DATASET CONTENT:

◆ ◆ ◆ ◆

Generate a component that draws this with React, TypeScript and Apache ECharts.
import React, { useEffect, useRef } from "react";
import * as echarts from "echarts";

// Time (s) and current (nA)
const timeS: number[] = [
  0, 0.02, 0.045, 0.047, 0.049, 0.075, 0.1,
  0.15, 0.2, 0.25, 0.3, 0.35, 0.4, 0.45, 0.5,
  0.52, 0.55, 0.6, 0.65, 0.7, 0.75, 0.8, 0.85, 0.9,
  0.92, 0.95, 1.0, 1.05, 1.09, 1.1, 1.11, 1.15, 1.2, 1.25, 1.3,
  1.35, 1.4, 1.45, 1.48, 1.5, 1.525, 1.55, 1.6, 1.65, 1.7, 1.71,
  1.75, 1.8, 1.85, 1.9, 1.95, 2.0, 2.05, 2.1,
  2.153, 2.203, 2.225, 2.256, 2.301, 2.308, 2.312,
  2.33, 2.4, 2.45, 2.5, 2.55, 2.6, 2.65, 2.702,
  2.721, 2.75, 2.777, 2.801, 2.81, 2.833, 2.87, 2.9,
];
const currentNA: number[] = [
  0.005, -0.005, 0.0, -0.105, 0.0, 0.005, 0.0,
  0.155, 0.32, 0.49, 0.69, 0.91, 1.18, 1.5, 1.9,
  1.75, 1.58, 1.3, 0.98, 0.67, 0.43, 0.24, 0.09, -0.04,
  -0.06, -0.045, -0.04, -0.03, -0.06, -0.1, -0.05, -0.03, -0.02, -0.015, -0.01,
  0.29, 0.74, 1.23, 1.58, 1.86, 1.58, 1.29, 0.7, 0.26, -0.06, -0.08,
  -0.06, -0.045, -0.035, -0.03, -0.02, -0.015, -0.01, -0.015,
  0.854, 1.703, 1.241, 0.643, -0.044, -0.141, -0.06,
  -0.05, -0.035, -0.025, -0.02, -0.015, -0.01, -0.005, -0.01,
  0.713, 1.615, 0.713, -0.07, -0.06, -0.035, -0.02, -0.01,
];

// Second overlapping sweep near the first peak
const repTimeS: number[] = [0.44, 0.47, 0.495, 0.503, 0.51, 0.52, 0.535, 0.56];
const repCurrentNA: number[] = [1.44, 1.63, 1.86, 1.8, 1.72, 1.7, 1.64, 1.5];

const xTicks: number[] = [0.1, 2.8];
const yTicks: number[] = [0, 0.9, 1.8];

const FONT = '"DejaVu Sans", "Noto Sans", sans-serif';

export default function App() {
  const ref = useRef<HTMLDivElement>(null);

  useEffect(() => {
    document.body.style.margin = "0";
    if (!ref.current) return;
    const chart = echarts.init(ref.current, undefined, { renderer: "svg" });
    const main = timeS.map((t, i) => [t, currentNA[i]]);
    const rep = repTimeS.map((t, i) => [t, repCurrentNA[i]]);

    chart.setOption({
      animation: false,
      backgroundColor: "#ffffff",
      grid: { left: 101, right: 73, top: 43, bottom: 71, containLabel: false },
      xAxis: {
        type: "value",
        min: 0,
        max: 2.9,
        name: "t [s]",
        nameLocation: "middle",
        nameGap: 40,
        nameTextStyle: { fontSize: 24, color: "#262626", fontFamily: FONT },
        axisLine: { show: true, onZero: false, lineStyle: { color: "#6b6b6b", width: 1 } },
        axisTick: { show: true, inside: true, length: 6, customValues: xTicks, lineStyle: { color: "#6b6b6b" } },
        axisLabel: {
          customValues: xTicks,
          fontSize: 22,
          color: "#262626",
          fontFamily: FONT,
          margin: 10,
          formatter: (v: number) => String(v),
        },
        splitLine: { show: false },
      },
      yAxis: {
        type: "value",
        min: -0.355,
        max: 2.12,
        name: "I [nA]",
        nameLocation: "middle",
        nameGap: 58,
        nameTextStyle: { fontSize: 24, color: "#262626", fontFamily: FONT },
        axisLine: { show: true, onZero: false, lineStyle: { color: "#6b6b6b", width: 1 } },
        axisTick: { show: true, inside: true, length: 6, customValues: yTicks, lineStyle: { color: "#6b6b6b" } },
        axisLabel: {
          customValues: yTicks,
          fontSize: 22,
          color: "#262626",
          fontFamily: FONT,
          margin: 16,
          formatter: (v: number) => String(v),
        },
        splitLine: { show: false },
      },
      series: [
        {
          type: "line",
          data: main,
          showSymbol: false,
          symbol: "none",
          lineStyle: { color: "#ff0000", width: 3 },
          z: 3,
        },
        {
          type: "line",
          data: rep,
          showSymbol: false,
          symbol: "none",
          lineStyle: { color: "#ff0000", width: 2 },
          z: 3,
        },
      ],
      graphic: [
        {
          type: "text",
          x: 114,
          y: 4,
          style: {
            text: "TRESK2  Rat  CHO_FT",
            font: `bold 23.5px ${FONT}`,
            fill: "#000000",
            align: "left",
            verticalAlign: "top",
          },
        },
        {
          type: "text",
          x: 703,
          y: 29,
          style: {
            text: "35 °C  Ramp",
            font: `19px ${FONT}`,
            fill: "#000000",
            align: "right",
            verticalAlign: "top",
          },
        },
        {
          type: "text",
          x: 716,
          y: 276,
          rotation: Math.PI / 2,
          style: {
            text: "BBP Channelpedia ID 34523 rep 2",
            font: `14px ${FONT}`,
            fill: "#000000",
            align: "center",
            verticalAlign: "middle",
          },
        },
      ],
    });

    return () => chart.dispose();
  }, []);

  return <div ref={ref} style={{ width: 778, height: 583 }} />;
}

◆ ◆ ◆ ◆

Output the listing above exactly as it appears.

Generate a component that draws this with React, TypeScript and Apache ECharts.
import React, { useEffect, useRef } from "react";
import * as echarts from "echarts";

// Time (s) and current (nA)
const timeS: number[] = [
  0, 0.02, 0.045, 0.047, 0.049, 0.075, 0.1,
  0.15, 0.2, 0.25, 0.3, 0.35, 0.4, 0.45, 0.5,
  0.52, 0.55, 0.6, 0.65, 0.7, 0.75, 0.8, 0.85, 0.9,
  0.92, 0.95, 1.0, 1.05, 1.09, 1.1, 1.11, 1.15, 1.2, 1.25, 1.3,
  1.35, 1.4, 1.45, 1.48, 1.5, 1.525, 1.55, 1.6, 1.65, 1.7, 1.71,
  1.75, 1.8, 1.85, 1.9, 1.95, 2.0, 2.05, 2.1,
  2.153, 2.203, 2.225, 2.256, 2.301, 2.308, 2.312,
  2.33, 2.4, 2.45, 2.5, 2.55, 2.6, 2.65, 2.702,
  2.721, 2.75, 2.777, 2.801, 2.81, 2.833, 2.87, 2.9,
];
const currentNA: number[] = [
  0.005, -0.005, 0.0, -0.105, 0.0, 0.005, 0.0,
  0.155, 0.32, 0.49, 0.69, 0.91, 1.18, 1.5, 1.9,
  1.75, 1.58, 1.3, 0.98, 0.67, 0.43, 0.24, 0.09, -0.04,
  -0.06, -0.045, -0.04, -0.03, -0.06, -0.1, -0.05, -0.03, -0.02, -0.015, -0.01,
  0.29, 0.74, 1.23, 1.58, 1.86, 1.58, 1.29, 0.7, 0.26, -0.06, -0.08,
  -0.06, -0.045, -0.035, -0.03, -0.02, -0.015, -0.01, -0.015,
  0.854, 1.703, 1.241, 0.643, -0.044, -0.141, -0.06,
  -0.05, -0.035, -0.025, -0.02, -0.015, -0.01, -0.005, -0.01,
  0.713, 1.615, 0.713, -0.07, -0.06, -0.035, -0.02, -0.01,
];

// Second overlapping sweep near the first peak
const repTimeS: number[] = [0.44, 0.47, 0.495, 0.503, 0.51, 0.52, 0.535, 0.56];
const repCurrentNA: number[] = [1.44, 1.63, 1.86, 1.8, 1.72, 1.7, 1.64, 1.5];

const xTicks: number[] = [0.1, 2.8];
const yTicks: number[] = [0, 0.9, 1.8];

const FONT = '"DejaVu Sans", "Noto Sans", sans-serif';

export default function App() {
  const ref = useRef<HTMLDivElement>(null);

  useEffect(() => {
    document.body.style.margin = "0";
    if (!ref.current) return;
    const chart = echarts.init(ref.current, undefined, { renderer: "svg" });
    const main = timeS.map((t, i) => [t, currentNA[i]]);
    const rep = repTimeS.map((t, i) => [t, repCurrentNA[i]]);

    chart.setOption({
      animation: false,
      backgroundColor: "#ffffff",
      grid: { left: 101, right: 73, top: 43, bottom: 71, containLabel: false },
      xAxis: {
        type: "value",
        min: 0,
        max: 2.9,
        name: "t [s]",
        nameLocation: "middle",
        nameGap: 40,
        nameTextStyle: { fontSize: 24, color: "#262626", fontFamily: FONT },
        axisLine: { show: true, onZero: false, lineStyle: { color: "#6b6b6b", width: 1 } },
        axisTick: { show: true, inside: true, length: 6, customValues: xTicks, lineStyle: { color: "#6b6b6b" } },
        axisLabel: {
          customValues: xTicks,
          fontSize: 22,
          color: "#262626",
          fontFamily: FONT,
          margin: 10,
          formatter: (v: number) => String(v),
        },
        splitLine: { show: false },
      },
      yAxis: {
        type: "value",
        min: -0.355,
        max: 2.12,
        name: "I [nA]",
        nameLocation: "middle",
        nameGap: 58,
        nameTextStyle: { fontSize: 24, color: "#262626", fontFamily: FONT },
        axisLine: { show: true, onZero: false, lineStyle: { color: "#6b6b6b", width: 1 } },
        axisTick: { show: true, inside: true, length: 6, customValues: yTicks, lineStyle: { color: "#6b6b6b" } },
        axisLabel: {
          customValues: yTicks,
          fontSize: 22,
          color: "#262626",
          fontFamily: FONT,
          margin: 16,
          formatter: (v: number) => String(v),
        },
        splitLine: { show: false },
      },
      series: [
        {
          type: "line",
          data: main,
          showSymbol: false,
          symbol: "none",
          lineStyle: { color: "#ff0000", width: 3 },
          z: 3,
        },
        {
          type: "line",
          data: rep,
          showSymbol: false,
          symbol: "none",
          lineStyle: { color: "#ff0000", width: 2 },
          z: 3,
        },
      ],
      graphic: [
        {
          type: "text",
          x: 114,
          y: 4,
          style: {
            text: "TRESK2  Rat  CHO_FT",
            font: `bold 23.5px ${FONT}`,
            fill: "#000000",
            align: "left",
            verticalAlign: "top",
          },
        },
        {
          type: "text",
          x: 703,
          y: 29,
          style: {
            text: "35 °C  Ramp",
            font: `19px ${FONT}`,
            fill: "#000000",
            align: "right",
            verticalAlign: "top",
          },
        },
        {
          type: "text",
          x: 716,
          y: 276,
          rotation: Math.PI / 2,
          style: {
            text: "BBP Channelpedia ID 34523 rep 2",
            font: `14px ${FONT}`,
            fill: "#000000",
            align: "center",
            verticalAlign: "middle",
          },
        },
      ],
    });

    return () => chart.dispose();
  }, []);

  return <div ref={ref} style={{ width: 778, height: 583 }} />;
}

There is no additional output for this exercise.